* [WORK INSTRUCTIONS] Pictures stay out of the copy. Please reproduce only the lines between the one holding "Convert this chart to matplotlib code." and the one holding "import matplotlib.transforms as mtransforms", inclusive.

===== INFORMATION SHOWN

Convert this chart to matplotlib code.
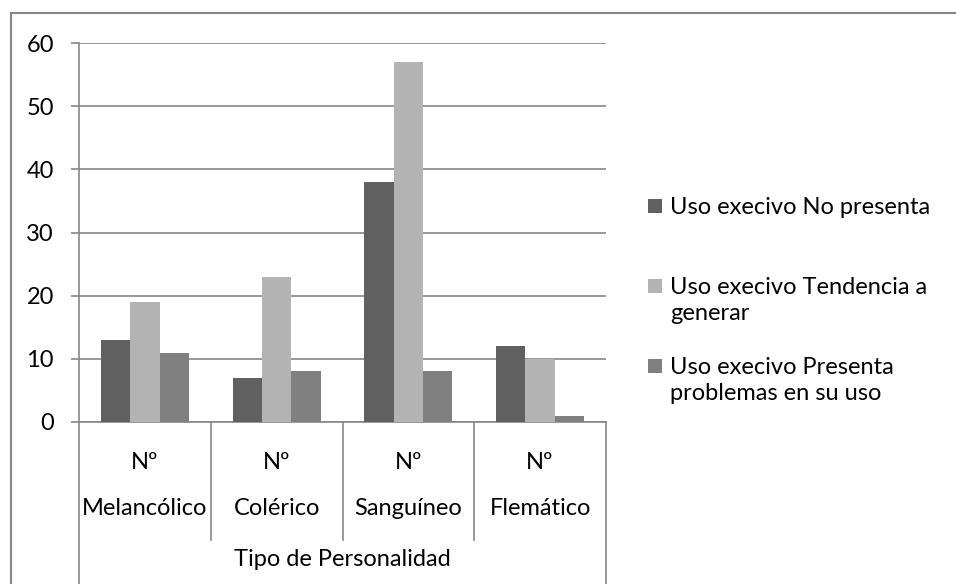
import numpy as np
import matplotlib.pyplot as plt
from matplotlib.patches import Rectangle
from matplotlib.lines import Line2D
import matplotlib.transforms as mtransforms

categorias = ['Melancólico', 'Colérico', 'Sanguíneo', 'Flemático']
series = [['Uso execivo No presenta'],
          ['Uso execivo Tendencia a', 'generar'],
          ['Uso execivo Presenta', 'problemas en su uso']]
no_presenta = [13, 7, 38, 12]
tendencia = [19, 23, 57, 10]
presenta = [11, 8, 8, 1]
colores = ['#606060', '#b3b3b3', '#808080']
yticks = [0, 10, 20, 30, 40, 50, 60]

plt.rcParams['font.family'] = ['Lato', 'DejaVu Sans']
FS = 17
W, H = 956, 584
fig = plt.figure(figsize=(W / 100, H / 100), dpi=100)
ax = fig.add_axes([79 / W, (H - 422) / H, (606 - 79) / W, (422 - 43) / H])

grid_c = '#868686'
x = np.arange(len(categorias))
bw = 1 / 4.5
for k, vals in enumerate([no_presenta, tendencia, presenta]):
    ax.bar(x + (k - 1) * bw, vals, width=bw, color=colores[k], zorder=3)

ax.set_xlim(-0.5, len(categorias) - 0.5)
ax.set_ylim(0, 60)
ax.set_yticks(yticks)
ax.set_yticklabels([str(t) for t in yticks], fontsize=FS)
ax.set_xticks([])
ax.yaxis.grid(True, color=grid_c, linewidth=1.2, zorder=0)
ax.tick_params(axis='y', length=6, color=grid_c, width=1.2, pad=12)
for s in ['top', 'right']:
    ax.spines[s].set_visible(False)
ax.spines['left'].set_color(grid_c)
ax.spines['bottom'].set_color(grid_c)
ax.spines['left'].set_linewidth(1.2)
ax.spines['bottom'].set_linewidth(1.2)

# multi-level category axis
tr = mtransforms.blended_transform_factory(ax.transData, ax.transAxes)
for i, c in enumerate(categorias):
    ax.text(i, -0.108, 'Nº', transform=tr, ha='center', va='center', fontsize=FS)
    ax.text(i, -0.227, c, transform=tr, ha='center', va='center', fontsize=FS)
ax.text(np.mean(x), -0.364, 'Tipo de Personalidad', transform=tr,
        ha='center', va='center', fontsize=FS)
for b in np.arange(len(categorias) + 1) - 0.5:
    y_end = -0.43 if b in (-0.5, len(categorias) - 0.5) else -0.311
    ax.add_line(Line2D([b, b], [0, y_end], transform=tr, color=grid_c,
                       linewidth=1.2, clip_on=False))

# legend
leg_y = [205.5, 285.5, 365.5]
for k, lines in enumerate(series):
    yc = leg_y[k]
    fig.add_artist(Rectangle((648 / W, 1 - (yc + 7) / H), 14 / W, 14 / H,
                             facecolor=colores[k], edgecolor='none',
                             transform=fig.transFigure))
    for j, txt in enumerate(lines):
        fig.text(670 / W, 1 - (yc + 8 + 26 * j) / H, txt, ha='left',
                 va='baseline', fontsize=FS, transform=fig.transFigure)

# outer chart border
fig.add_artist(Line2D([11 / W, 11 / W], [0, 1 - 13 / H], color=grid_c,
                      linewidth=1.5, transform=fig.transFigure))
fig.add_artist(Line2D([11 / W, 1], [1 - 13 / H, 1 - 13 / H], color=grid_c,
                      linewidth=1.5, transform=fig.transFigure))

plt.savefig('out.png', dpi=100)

==========
===== INFORMATION SHOWN

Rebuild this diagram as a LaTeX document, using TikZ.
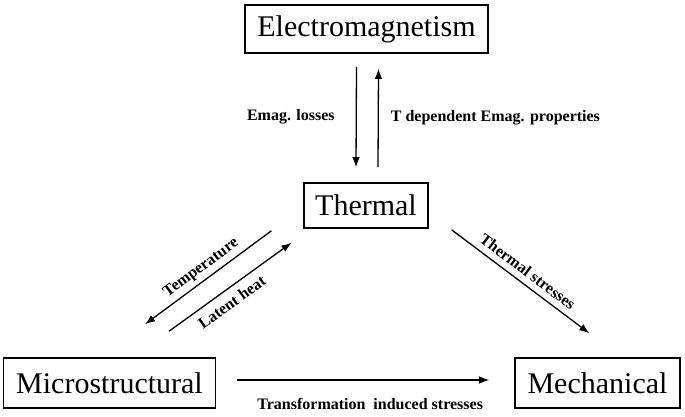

==========

* [ANSWER TO THIS TASK]
Convert this chart to matplotlib code.
import numpy as np
import matplotlib.pyplot as plt
from matplotlib.patches import Rectangle
from matplotlib.lines import Line2D
import matplotlib.transforms as mtransforms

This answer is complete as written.